But coming back, while it may have been in luxury, was still coming back. Lyndon Johnson had gone to California in the hope of finding a way to achieve the security and respect he wanted without following the course laid out by the parents with whom he was in such violent conflict. For a few months, sitting behind Tom Martin's big desk in that paneled law office, acting like a lawyer—believing, because of Martin's promise to him, that he would be a lawyer, would be one, moreover, without having to go to college as his parents wanted—he had been sure that he had found the way. He had been given hope. Now he had had to come back. The hopes had been smashed. Before he went to California, Stella Gliddon says, he had been over at her house almost every day. Now she heard he was back, but for some weeks she never saw him. And then, when he finally came around again, she says, "I saw a changed person. Before he went to California, he was just a happy-go-lucky boy. When he came back, well, I saw a serious boy then. I saw a man. I saw what disappointment had done."

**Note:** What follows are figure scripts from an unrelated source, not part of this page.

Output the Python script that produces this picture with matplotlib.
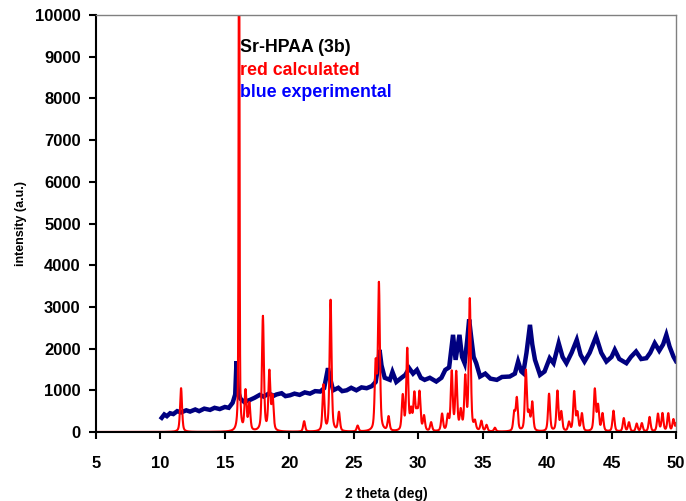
import matplotlib

matplotlib.use("Agg")
import matplotlib.pyplot as plt
import numpy as np

# calculated pattern: reflection positions (2 theta), peak heights
calc_pos = [11.6, 16.1, 16.6, 16.9, 17.95, 18.45, 18.7, 21.15, 22.65, 23.2,
            23.85, 25.3, 26.7, 26.95, 27.7, 28.8, 29.15, 29.45, 29.7, 29.9,
            30.1, 30.45, 31.0, 31.85, 32.3, 32.6, 32.95, 33.3, 33.65, 34.0,
            34.4, 34.9, 35.3, 35.95, 37.45, 37.65, 38.35, 38.6, 38.85, 40.15,
            40.8, 41.1, 41.7, 42.1, 42.35, 42.7, 43.7, 43.95, 44.3, 45.15,
            45.95, 46.35, 46.95, 47.35, 47.95, 48.6, 48.95, 49.4, 49.8, 50.1]
calc_int = [1050, 14000, 950, 650, 2750, 1400, 800, 250, 1100, 3150,
            450, 140, 1550, 3500, 340, 830, 1950, 450, 850, 380,
            900, 350, 210, 410, 350, 1400, 1380, 450, 1250, 3150,
            200, 240, 150, 90, 430, 780, 1450, 400, 680, 900,
            960, 450, 210, 940, 420, 420, 1000, 600, 420, 500,
            320, 220, 190, 200, 350, 420, 430, 430, 280, 400]
calc_fwhm = 0.18
calc_fwhm_main = 0.08   # the off-scale reflection at 16.1

exp_2theta = [10.1, 10.3, 10.5, 10.75, 11.0, 11.3, 11.6, 12.0, 12.3, 12.7,
              13.0, 13.4, 13.85, 14.2, 14.6, 15.0, 15.3, 15.6, 15.8, 15.9,
              16.0, 16.2, 16.5, 16.95, 17.3, 17.7, 18.0, 18.4, 18.8, 19.0,
              19.4, 19.7, 20.05, 20.4, 20.8, 21.2, 21.6, 22.0, 22.4, 22.7,
              23.0, 23.15, 23.4, 23.8, 24.1, 24.45, 24.8, 25.2, 25.6, 26.0,
              26.4, 26.7, 26.9, 27.0, 27.15, 27.4, 27.8, 28.0, 28.3, 28.7,
              29.0, 29.3, 29.6, 29.9, 30.2, 30.5, 30.9, 31.4, 31.8, 32.1,
              32.4, 32.7, 32.9, 33.2, 33.4, 33.6, 33.8, 33.95, 34.1, 34.3,
              34.5, 34.8, 35.2, 35.6, 36.1, 36.5, 37.1, 37.5, 37.75, 38.0,
              38.15, 38.4, 38.67, 38.85, 39.06, 39.45, 39.8, 40.2, 40.5, 40.9,
              41.2, 41.5, 41.9, 42.3, 42.6, 42.9, 43.3, 43.8, 44.2, 44.6,
              45.0, 45.25, 45.6, 46.15, 46.5, 46.9, 47.3, 47.7, 48.0, 48.35,
              48.7, 49.0, 49.25, 49.5, 49.8, 50.0]
exp_int = [340, 420, 380, 450, 430, 500, 470, 520, 490, 540,
           500, 560, 530, 580, 550, 600, 580, 700, 900, 1700,
           1000, 800, 720, 770, 820, 890, 850, 920, 870, 900,
           930, 860, 880, 920, 890, 950, 920, 980, 970, 1050,
           1530, 1300, 1000, 1060, 980, 1000, 1060, 1000, 1070, 1050,
           1100, 1200, 1600, 1970, 1600, 1300, 1250, 1440, 1200, 1300,
           1370, 1530, 1400, 1490, 1300, 1250, 1300, 1210, 1300, 1490,
           1550, 2330, 1730, 2330, 1800, 1650, 2200, 2700, 2300, 1800,
           1650, 1330, 1400, 1280, 1250, 1320, 1330, 1400, 1690, 1450,
           1410, 1900, 2570, 2100, 1730, 1370, 1450, 1770, 1650, 2130,
           1800, 1650, 1900, 2210, 1850, 1690, 1900, 2290, 1900, 1690,
           1800, 1970, 1750, 1650, 1800, 1930, 1750, 1770, 1900, 2130,
           1950, 2100, 2330, 2050, 1810, 1700]

x_ticks = [5, 10, 15, 20, 25, 30, 35, 40, 45, 50]
y_ticks = [0, 1000, 2000, 3000, 4000, 5000, 6000, 7000, 8000, 9000, 10000]


def pseudo_voigt(x, x0, h, fwhm, eta=0.5):
    s = fwhm / 2.0
    lor = 1.0 / (1.0 + ((x - x0) / s) ** 2)
    gau = np.exp(-np.log(2) * ((x - x0) / s) ** 2)
    return h * (eta * lor + (1 - eta) * gau)


tt = np.arange(5.0, 50.005, 0.01)
calc = np.zeros_like(tt)
for p, h in zip(calc_pos, calc_int):
    w = calc_fwhm_main if h > 10000 else calc_fwhm
    calc += pseudo_voigt(tt, p, h, w)

plt.rcParams["font.family"] = ["Liberation Sans", "DejaVu Sans"]
plt.rcParams["font.weight"] = "bold"

dpi = 100
fig = plt.figure(figsize=(6.86, 5.01), dpi=dpi)
ax = fig.add_axes((96 / 686, 1 - 432 / 501, 580 / 686, 417 / 501))

ax.plot(exp_2theta, exp_int, color="#000080", lw=3.2, solid_joinstyle="miter")
ax.plot(tt, calc, color="#FF0000", lw=1.5)

ax.set_xlim(5, 50)
ax.set_ylim(0, 10000)
ax.set_xticks(x_ticks)
ax.set_yticks(y_ticks)
ax.tick_params(direction="out", length=5, width=1.5, labelsize=12, pad=6)
for lab in ax.get_xticklabels() + ax.get_yticklabels():
    lab.set_fontweight("bold")
ax.tick_params(axis="x", pad=12)

for side in ("left", "bottom"):
    ax.spines[side].set_linewidth(1.5)
    ax.spines[side].set_color("black")
for side in ("top", "right"):
    ax.spines[side].set_linewidth(1.0)
    ax.spines[side].set_color("#808080")

ax.set_xlabel("2 theta (deg)", fontsize=10, fontweight="bold", labelpad=12)
ax.set_ylabel("intensity (a.u.)", fontsize=9, fontweight="bold", labelpad=6)

ax.text(16.15, 9210, "Sr-HPAA (3b)", color="black", fontsize=12.8, fontweight="bold", va="center")
ax.text(16.15, 8660, "red calculated", color="#FF0000", fontsize=12.8, fontweight="bold", va="center")
ax.text(16.15, 8130, "blue experimental", color="#0000FF", fontsize=12.8, fontweight="bold", va="center")

fig.savefig("out.png", dpi=dpi)
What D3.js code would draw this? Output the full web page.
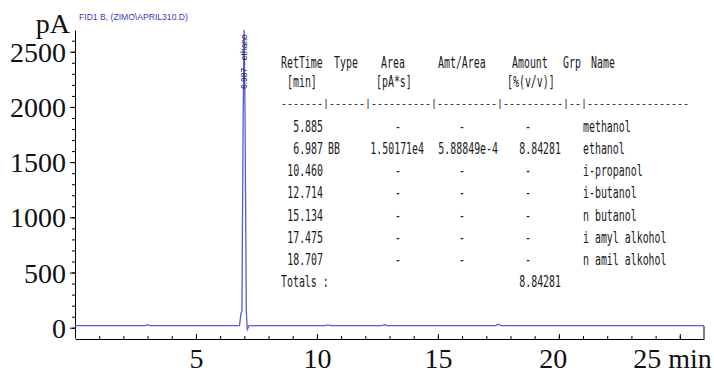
<!DOCTYPE html>
<html>
<head>
<meta charset="utf-8">
<script src="https://cdn.jsdelivr.net/npm/d3@7"></script>
<style>
  body { margin: 0; background: #fff; }
  svg { display: block; }
</style>
</head>
<body>
<div class="canvas"></div>
<script>
// chromatogram trace (min, pA)
const times  = [0, 2.9, 3.0, 3.1, 6.80, 6.86, 6.90, 6.95, 6.99, 7.03, 7.08, 7.12, 7.20, 10.35, 10.45, 10.55, 12.7, 12.8, 12.9, 17.4, 17.5, 17.6, 26];
const signal = [20, 20, 28, 20, 20, 130, 150, 1900, 2700, 1900, 160, -15, 20, 20, 26, 20, 20, 28, 20, 20, 32, 20, 20];

const yTicks = [0, 500, 1000, 1500, 2000, 2500];
const xTicks = [5, 10, 15, 20, 25];
const xTickLabels = ['5', '10', '15', '20', '25 min'];

// report table
const retTimes  = ['5.885', '6.987', '10.460', '12.714', '15.134', '17.475', '18.707'];
const peakTypes = ['', 'BB', '', '', '', '', ''];
const areas     = ['-', '1.50171e4', '-', '-', '-', '-', '-'];
const amtAreas  = ['-', '5.88849e-4', '-', '-', '-', '-', '-'];
const amounts   = ['-', '8.84281', '-', '-', '-', '-', '-'];
const compounds = ['methanol', 'ethanol', 'i-propanol', 'i-butanol', 'n butanol', 'i amyl alkohol', 'n amil alkohol'];
const totalAmount = '8.84281';

const width = 714, height = 374;

const svg = d3.select('.canvas')
    .append('svg')
        .attr('width', width)
        .attr('height', height);

const x = d3.scaleLinear().domain([0, 26]).range([75, 704]);
const y = d3.scaleLinear().domain([-93, 2697]).range([338, 30]);

const serif = '"Liberation Serif", "Times New Roman", serif';

// title
svg.append('text')
    .attr('x', 79).attr('y', 19.5)
    .attr('font-family', 'Liberation Sans, Arial, sans-serif')
    .attr('font-size', 8.6)
    .attr('fill', '#3b3bbf')
    .text('FID1 B,  (ZIMO\\APRIL310.D)');

svg.append('text')
    .attr('x', 70).attr('y', 33)
    .attr('text-anchor', 'end')
    .attr('font-family', serif)
    .attr('font-size', 28)
    .attr('fill', '#111')
    .text('pA');

// y axis, minor then major
const yMinor = svg.append('g')
    .attr('transform', `translate(${x(0)},0)`)
    .call(d3.axisLeft(y).tickValues(d3.range(0, 2700, 100)).tickSize(3).tickFormat(''));
yMinor.select('.domain').remove();

const yAxisGroup = svg.append('g')
    .attr('transform', `translate(${x(0)},0)`)
    .call(d3.axisLeft(y).tickValues(yTicks).tickSize(5).tickSizeOuter(0).tickPadding(4)
        .tickFormat(d3.format('d')));
yAxisGroup.selectAll('text')
    .attr('font-family', serif).attr('font-size', 28).attr('fill', '#111').attr('dy', '0.34em');

// x axis, ticks pointing up
const xMinor = svg.append('g')
    .attr('transform', `translate(0,${y.range()[0] + 1})`)
    .call(d3.axisBottom(x).tickValues(d3.range(1, 26, 1)).tickSize(-3).tickFormat(''));
xMinor.select('.domain').remove();

const xAxisGroup = svg.append('g')
    .attr('transform', `translate(0,${y.range()[0] + 1})`)
    .call(d3.axisBottom(x).tickValues(xTicks).tickSize(-5).tickSizeOuter(0).tickPadding(9)
        .tickFormat((d, i) => xTickLabels[i]));
xAxisGroup.selectAll('text')
    .attr('font-family', serif).attr('font-size', 28).attr('fill', '#111');
xAxisGroup.selectAll('.tick text')
    .attr('dx', d => d === 25 ? -47 : (d === 20 ? -6 : 0))
    .attr('text-anchor', d => d === 25 ? 'start' : 'middle');

// right end mark
svg.append('line')
    .attr('x1', x(26)).attr('x2', x(26))
    .attr('y1', y.range()[0] + 1).attr('y2', y.range()[0] - 12)
    .attr('stroke', '#000');

// trace
const line = d3.line().x(d => x(d[0])).y(d => y(d[1]));
svg.append('path')
    .datum(d3.zip(times, signal))
    .attr('d', line)
    .attr('fill', 'none')
    .attr('stroke', '#5a5ad8')
    .attr('stroke-width', 1.3);

// peak label
svg.append('text')
    .attr('transform', `translate(${x(6.987) + 3},89) rotate(-90)`)
    .attr('font-family', 'Liberation Sans, Arial, sans-serif')
    .attr('font-size', 8.5)
    .attr('fill', '#1c1c6a')
    .text('6.987 - ethano');

// report table, condensed monospace
const sx = 0.62;
const table = svg.append('g')
    .attr('transform', `scale(${sx},1)`)
    .attr('font-family', '"DejaVu Sans Mono", monospace')
    .attr('font-size', 16)
    .attr('fill', '#1a1a1a');

function cell(txt, px, py, anchor) {
    table.append('text')
        .attr('x', px / sx).attr('y', py)
        .attr('text-anchor', anchor || 'start')
        .text(txt);
}

const header = [['RetTime', 281], ['Type', 334], ['Area', 381], ['Amt/Area', 438], ['Amount', 512], ['Grp', 563], ['Name', 591]];
header.forEach(h => cell(h[0], h[1], 68));
[['[min]', 287], ['[pA*s]', 376], ['[%(v/v)]', 507]].forEach(h => cell(h[0], h[1], 87));

// separator row, unscaled so the bars stay crisp
svg.append('text')
    .attr('x', 281).attr('y', 107)
    .attr('font-family', '"Liberation Mono", monospace')
    .attr('font-size', 10)
    .attr('fill', '#1a1a1a')
    .text('-------|------|----------|----------|----------|--|-----------------');

const rowY = d3.scalePoint().domain(d3.range(retTimes.length + 1)).range([132, 287]);

retTimes.forEach((t, i) => {
    const yy = rowY(i);
    cell(t, 323, yy, 'end');
    if (peakTypes[i]) cell(peakTypes[i], 328, yy);
    areas[i] === '-' ? cell('-', 398, yy, 'middle') : cell(areas[i], 424, yy, 'end');
    amtAreas[i] === '-' ? cell('-', 462, yy, 'middle') : cell(amtAreas[i], 498, yy, 'end');
    amounts[i] === '-' ? cell('-', 528, yy, 'middle') : cell(amounts[i], 561, yy, 'end');
    cell(compounds[i], 583, yy);
});
cell('Totals :', 281, rowY(retTimes.length));
cell(totalAmount, 561, rowY(retTimes.length), 'end');
</script>
</body>
</html>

HE BEGAN RUNNING AROUND with what Johnson City called the "wild bunch," a group of young men older than he—he was eighteen—who prowled the countryside at night, seizing whatever pathetic opportunities for mischief the Hill Country afforded. Waiting until their fathers were asleep, they took the family cars and held drag races outside of town, or rendezvoused in the hills with bootleggers to buy a jug of moonshine. When they went to the weekend dances, they would pick up a jug first, and at the dance they would get drunk and start fights. They put Eugene Stevenson's buggy up on the roof of his barn, and broke into henhouses and stole a few hens for whiskey money.
While most of their escapades were harmless, some began to skirt closer to the law. When Lyndon and his friends heard that a German farmer, Christian Diggs, had made his annual batch of grape wine, they pried loose boards from his barn and stole a fifty-five-gallon barrel, worth a not inconsiderable amount of money in Hill Country terms—and Diggs was persuaded only with difficulty not to go to the sheriff. They hung a few sticks of dynamite in trees in Johnson City, and ignited them to scare the townspeople—that was just a prank, but it stopped being funny when it was learned that they had obtained the dynamite by breaking into the State Highway Department storage shed. That was a state offense, and the sheriff passed word around Johnson City that whoever had done it had better not do it again. "I always hated cops when I was a kid," Johnson was to say, and on this occasion he defied them; a few nights later, they stole more dynamite and shattered the large mulberry tree in front of the school. The Highway Department put a watchman at the shed; after he fell asleep one night, Lyndon and his friends broke in, stole more dynamite, and hung it from the telephone line that ran across Courthouse Square. Then, Bob Edwards says, "we lit the thing and got in the car and ran like hell"—and the ensuing explosion knocked all the windows out of the Johnson City Bank. The sheriff let it be known that the next time something like this happened, he would make arrests. Lyndon's Grandmother Baines repeated her prediction that "That boy is going to end up in the penitentiary," and Johnson City, which had always known that he was going to come to no good, felt that he was well on the way to fulfilling her prophecy. And, perhaps, so did Lyndon Johnson himself. Recalling his boyhood, he once said: "I was only a hairsbreadth away from going to jail."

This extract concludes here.